News

Google updates the progress of Project Astra, its multi-modal AI agent/assistant

During Google I/O 2024, the company shared its progress on Project Astra (advanced seeing and talking responsive agent). Created as part of Google DeepMind’s mission to build AI responsibly to benefit humanity, Project Astra is a real-time, universal assistant powered by multimodal AI that Demis Hassabis, CEO of Google DeepMind said is part of Google’s attempt to “develop universal AI agents that can be helpful in everyday life”. During a two-part video demo, Astra was able to recognise and identify objects through a smartphone’s camera in response to a user’s queries. It was also able to recognise and explain some developer’s code on a computer screen.
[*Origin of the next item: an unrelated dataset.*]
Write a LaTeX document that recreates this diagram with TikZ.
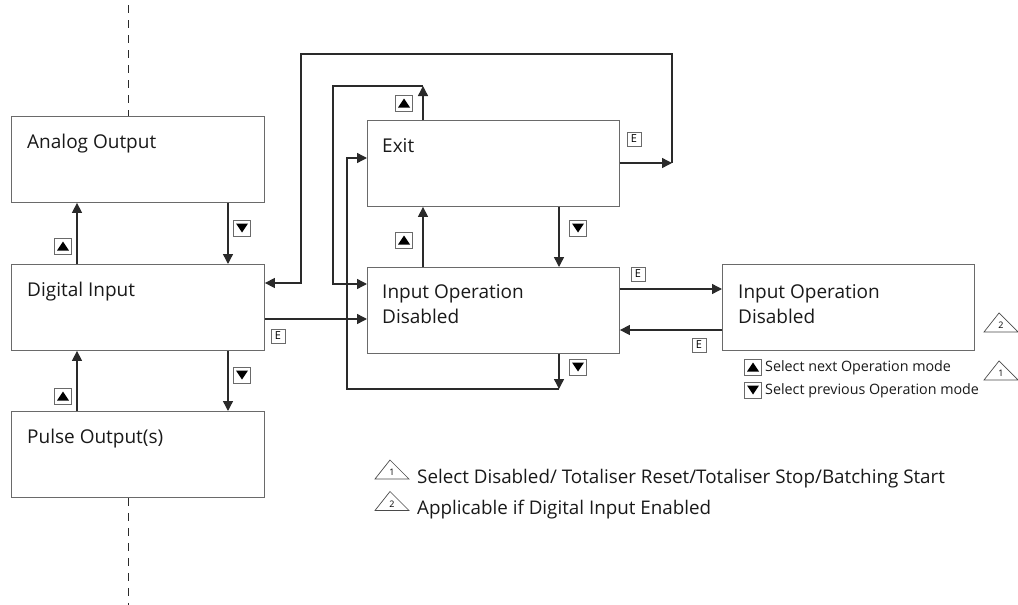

Impressively, it could also remember objects seen in passing and locate a misplaced pair of glasses for the user based on where the camera swept over the table with the glasses in view. According to Google, Project Astra is currently based on Gemini 1.5 Pro, requiring 1 million tokens to help solve the user’s needs. Long-context capabilities in 1.5 Pro is what makes it possible to take context in a complex session to be efficient in providing information. But the difference between Project Astra and Gemini 1.5 Pro is that Project  Astra is a project that determines how to personalise models into agents that interact with users and fix their needs. Gemini 1.5 Pro is a model of the information library and the core technology of AI. When asked about how Project Astra compared to the company said that Astra is an agent that uses context that users interface with. Google is using Astra to figure out what the problems users face and personalise their needs.